■ **Task requirements**: Out of the lines below, please list those that hold the string "this".

■ **Information provided**:
"""
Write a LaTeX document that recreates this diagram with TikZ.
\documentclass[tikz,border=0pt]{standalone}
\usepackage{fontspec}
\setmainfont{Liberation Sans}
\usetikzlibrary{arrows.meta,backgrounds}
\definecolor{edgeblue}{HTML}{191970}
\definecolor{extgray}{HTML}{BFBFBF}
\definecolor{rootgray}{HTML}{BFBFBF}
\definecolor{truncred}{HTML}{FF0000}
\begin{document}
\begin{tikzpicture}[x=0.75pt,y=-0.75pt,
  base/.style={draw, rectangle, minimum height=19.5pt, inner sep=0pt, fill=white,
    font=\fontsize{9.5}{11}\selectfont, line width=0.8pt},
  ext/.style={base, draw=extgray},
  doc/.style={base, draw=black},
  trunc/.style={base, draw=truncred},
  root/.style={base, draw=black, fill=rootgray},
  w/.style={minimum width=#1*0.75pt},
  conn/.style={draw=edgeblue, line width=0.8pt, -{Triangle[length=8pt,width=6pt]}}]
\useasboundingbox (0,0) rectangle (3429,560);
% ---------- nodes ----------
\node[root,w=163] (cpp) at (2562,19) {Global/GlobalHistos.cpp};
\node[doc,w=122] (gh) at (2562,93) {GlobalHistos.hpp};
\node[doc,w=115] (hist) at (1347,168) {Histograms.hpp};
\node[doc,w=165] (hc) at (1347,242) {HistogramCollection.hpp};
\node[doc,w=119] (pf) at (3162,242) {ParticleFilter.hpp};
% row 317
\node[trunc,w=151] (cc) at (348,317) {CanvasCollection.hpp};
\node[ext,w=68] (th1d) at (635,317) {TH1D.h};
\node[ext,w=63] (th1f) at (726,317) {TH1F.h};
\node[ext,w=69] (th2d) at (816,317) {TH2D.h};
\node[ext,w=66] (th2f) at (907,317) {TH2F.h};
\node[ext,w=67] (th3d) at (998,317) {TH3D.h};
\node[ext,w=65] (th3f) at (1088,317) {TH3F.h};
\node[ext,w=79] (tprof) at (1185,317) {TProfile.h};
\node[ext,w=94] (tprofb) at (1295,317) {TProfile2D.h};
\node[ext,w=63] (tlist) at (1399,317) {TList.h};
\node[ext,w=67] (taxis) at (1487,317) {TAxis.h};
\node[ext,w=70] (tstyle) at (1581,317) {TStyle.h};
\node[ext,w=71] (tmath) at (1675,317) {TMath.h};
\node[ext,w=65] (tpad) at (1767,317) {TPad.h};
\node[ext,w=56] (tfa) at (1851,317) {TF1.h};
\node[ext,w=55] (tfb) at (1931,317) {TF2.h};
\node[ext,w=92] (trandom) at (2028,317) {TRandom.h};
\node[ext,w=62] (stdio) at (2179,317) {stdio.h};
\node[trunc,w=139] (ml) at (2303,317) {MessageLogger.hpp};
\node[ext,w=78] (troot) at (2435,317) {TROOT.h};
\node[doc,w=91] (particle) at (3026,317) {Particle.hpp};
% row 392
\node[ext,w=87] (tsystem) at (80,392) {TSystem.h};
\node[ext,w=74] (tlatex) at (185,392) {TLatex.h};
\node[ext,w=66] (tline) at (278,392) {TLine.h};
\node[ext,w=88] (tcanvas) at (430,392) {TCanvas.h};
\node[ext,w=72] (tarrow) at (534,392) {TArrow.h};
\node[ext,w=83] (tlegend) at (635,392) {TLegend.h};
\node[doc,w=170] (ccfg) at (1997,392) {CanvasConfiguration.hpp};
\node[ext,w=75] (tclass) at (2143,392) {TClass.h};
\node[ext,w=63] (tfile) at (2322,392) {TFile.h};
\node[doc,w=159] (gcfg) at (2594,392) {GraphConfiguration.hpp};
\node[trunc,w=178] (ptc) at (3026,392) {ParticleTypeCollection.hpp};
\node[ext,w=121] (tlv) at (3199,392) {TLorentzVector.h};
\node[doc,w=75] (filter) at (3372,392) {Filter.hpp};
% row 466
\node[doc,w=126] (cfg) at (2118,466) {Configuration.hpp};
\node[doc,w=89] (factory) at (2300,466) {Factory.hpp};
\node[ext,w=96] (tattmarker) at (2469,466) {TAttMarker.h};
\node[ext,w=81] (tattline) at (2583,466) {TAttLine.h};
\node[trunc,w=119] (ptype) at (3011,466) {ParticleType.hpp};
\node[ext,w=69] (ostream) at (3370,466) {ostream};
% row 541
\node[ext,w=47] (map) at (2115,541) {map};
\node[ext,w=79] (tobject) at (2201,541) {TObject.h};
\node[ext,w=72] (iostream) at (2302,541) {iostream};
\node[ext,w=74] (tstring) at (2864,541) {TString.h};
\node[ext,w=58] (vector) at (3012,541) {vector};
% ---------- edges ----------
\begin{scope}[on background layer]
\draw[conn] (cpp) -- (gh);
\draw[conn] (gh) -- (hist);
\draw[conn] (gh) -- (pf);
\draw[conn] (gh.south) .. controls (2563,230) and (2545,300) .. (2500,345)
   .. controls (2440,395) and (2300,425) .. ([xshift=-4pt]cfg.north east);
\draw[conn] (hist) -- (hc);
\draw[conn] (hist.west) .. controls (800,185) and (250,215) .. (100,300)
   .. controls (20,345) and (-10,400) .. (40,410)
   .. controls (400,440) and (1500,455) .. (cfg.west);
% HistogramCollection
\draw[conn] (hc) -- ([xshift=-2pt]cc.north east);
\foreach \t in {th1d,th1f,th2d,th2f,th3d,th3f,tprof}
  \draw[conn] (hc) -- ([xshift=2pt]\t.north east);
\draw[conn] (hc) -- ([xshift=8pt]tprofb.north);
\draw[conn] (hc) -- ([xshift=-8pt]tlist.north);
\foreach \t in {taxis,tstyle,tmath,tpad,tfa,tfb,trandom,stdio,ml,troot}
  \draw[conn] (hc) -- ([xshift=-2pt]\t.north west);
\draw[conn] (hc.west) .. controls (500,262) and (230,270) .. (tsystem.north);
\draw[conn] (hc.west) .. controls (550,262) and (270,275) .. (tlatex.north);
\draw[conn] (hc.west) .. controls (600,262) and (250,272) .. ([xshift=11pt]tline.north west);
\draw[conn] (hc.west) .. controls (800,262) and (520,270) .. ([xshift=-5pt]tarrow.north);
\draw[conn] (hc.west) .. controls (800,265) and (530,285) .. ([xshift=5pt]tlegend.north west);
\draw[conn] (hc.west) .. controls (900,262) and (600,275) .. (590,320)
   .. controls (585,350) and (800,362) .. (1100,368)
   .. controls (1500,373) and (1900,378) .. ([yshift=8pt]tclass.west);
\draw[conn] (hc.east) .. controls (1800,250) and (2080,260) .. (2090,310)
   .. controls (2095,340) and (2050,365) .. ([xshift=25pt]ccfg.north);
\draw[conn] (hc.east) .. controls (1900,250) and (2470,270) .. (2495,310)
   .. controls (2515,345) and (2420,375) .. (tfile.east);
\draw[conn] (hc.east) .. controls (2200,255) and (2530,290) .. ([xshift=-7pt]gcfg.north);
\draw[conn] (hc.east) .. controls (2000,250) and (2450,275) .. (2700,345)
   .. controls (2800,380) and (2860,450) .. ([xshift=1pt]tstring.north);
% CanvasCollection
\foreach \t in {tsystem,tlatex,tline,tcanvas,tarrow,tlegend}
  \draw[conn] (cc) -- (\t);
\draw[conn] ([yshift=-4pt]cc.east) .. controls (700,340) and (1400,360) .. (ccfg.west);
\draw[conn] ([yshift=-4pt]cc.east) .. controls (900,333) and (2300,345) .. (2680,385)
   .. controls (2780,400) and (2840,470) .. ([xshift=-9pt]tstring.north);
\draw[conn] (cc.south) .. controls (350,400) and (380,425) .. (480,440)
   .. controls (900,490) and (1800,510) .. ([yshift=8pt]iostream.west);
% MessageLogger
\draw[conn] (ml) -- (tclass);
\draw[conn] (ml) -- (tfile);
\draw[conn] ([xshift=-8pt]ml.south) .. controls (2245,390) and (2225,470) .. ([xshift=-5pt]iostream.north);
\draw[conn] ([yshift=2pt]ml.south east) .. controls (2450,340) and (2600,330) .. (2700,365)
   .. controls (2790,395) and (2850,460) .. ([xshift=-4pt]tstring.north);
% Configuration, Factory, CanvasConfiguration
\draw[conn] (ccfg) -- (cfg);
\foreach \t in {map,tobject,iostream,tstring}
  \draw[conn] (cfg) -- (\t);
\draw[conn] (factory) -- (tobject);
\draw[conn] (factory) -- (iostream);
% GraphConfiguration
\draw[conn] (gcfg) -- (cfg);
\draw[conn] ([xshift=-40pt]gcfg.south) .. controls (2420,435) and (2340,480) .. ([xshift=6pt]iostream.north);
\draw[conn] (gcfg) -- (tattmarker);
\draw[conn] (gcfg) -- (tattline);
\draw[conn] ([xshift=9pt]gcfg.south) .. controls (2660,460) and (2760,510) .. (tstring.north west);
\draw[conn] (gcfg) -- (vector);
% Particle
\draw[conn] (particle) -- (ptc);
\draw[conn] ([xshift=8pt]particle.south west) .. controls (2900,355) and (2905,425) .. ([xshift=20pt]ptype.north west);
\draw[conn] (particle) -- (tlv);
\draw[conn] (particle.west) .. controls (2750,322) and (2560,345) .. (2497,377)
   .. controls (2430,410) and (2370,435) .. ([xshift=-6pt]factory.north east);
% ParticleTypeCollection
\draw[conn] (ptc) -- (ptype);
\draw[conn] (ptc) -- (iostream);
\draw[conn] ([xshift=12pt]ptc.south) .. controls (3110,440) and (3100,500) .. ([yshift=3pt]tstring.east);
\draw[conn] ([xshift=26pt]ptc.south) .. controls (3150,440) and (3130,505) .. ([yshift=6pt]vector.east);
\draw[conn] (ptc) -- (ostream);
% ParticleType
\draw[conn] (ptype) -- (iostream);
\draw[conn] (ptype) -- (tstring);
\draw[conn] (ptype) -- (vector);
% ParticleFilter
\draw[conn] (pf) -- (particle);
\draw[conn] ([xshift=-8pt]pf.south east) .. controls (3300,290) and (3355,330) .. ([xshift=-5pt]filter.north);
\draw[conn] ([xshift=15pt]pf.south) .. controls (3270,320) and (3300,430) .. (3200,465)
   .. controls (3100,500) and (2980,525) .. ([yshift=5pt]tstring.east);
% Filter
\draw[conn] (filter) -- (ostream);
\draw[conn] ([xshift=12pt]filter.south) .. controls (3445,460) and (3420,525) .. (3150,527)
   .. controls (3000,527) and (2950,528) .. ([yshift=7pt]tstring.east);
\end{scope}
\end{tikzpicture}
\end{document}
"""
"""
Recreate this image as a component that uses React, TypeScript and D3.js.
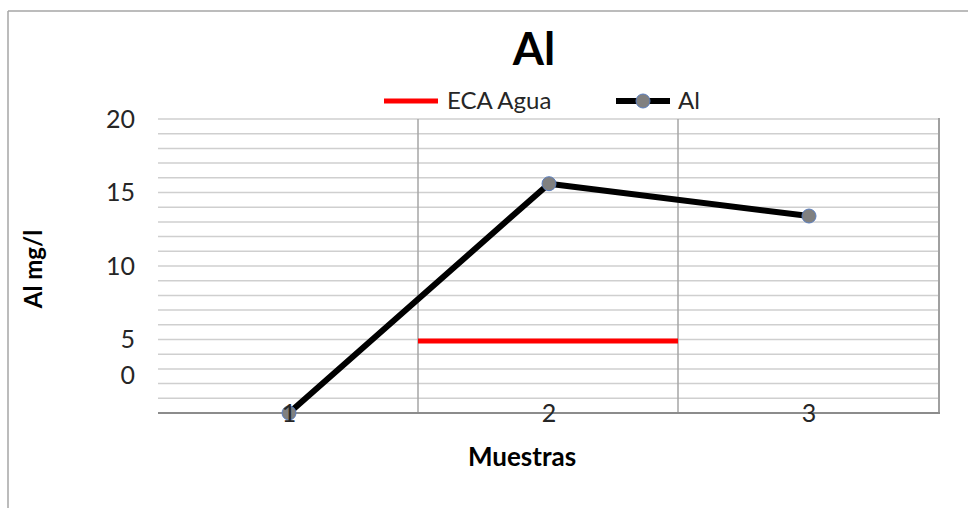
"""
■ **Complete output**:
Write a LaTeX document that recreates this diagram with TikZ.
Recreate this image as a component that uses React, TypeScript and D3.js.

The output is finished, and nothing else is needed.